Wednesday, February 16, 2011

Just wondering...

Is anybody out there? Like does anybody actually read this? (Not that it would really change anything, I’m still going to write whether i have an audience or not) The reason i asked was mainly impulse, no particular reason actually, other than just having finished watching "Julie and Julia” for those who don’t know, its that one movie about a girl cooking her way through a famous “chef” and blogging about it.


Before watching Julie and Julia I watched Precious. I love movies with “happy endings” but that’s not the reason why i chose to blog about it, quite frankly this movie made me feel shitty in the "I’ve been an ungrateful little brat and i haven’t been putting myself in other peoples shoes”

Every time i come home complaining about a person who ruined my day at work, mother oh so wise always tells me "you don’t know what other peoples lives are like” She’s right I’ve had an amazing life.

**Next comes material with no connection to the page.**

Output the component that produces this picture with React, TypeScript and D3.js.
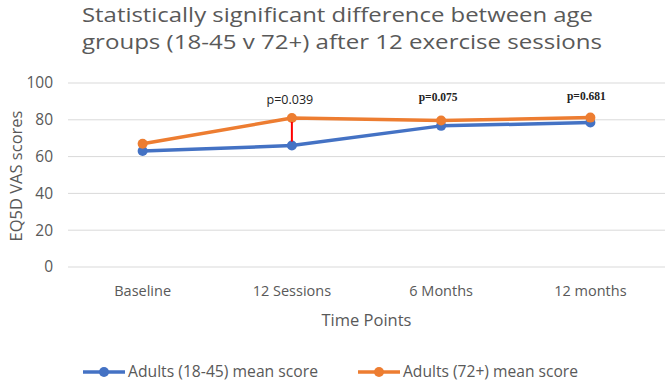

I’ve been fortunate enough to be given a mother who puts her kids in front of everything, she has always worked so hard to give us everything we need and some things we want. (No need to get off track here though, ill tell you about how amazing my mom is on a mothers day blog or something fully devoted to her) Anyway Precious had a tough life and it made me realize that I’ve been judging people very harshly. Sorry to say but every time i get someone coming through my line with food stamps; I think that person is just munching off the government and being lazy! which is true a certain percentage of the time, but i’m wrong there is people out there who legitimately need help and i shouldn’t generalize people like that. From now on i will try my hardest to have no thoughts on the food stamp matter while i’m dealing with people, keep my cool and know that not everyone is honest nor can everybody afford to pay for their food.
How could i forget my favorite part of the movie was when Precious said this quote "The other day, I cried. But you know what? Fuck that day. That's why God, or whoever, makes other days.” Yup i thought i wouldn’t forget this quote since i liked it so much, but then i found myself googling it before posting (shame on me!) 
I wanted to listen to some Ashlee Simpson, but her music sounded good in my head not when i actually listened to one of her songs on youtube dammit -__- So Aly and Aj it is. I need to get my lazy butt and go get my workout and shower.
About yesterday, uhh it was a long day work 8 to 4. Payday so i had to go to the bank and deposit then it was police explorer time, met some kids that weren’t there at the last explorer meeting. Met another cop he asked me a bunch of questions then warned about my street (no kidding 8 burglaries within a couple of months) He said it was just a bunch of teens (WTF!?) I have to hide all my shit (actually just my laptop) before i leave the house cause i’m scared someone will break in and take it. Now i find myself still being paranoid every time i hear my dog bark, i cant wait until we get this alarm system installed. I really don’t like giving out personal information i’m so paranoid now a days, the cop asked me about my mom and what she did i lied, i don’t need to be telling people my family’s business. He did ask if she was single and i said yes, then he asked if she was hot? uh idk i don’t like judging people, beauty is in the eye of the beholder, so don’t ask me! He said he was kidding in the end (Yeah right there’s truth behind 99% of the just kiddings at least a lil bit of truth) I have been thinking about hooking her up with him, I wanna see my mom happy. She’s been heartbroken for like a year now, ugh it pains me to see her sad. Like for some odd reason i feel like teens are the only ones who experience this breakup depression, expectations and hopes kind of crap but noooo adults are just like teens, they just look older and have a LOT more responsibilities to take are of. Really all i want is everybody to be happy is that too much to ask :/ ? (Don’t answer that!)




Update :
This kid from police explorers textes me and asks “so whats your boyfriend like?”
Then i reply “Oh he’s amazing,sweet,good looking, physically fit, honest and all of that good stuff a girl asks for. Oh and most importantly he doesn’t exist lol”
Yeah gotta love clever responses. Until you have to explain why you don’t have a boyfriend, as if it was a shocker: then its just plain sad.
Update #2:
If only Mike knew how much his texts make me smile, like really they make my day!
...Just tell me anything babe. I miss you, most of all. Aw you really know how to put a smile on my face.  I hate allowing myself to feel this way, I’m going to end up getting hurt eventually. I really shouldn’t be so negative but its the truth.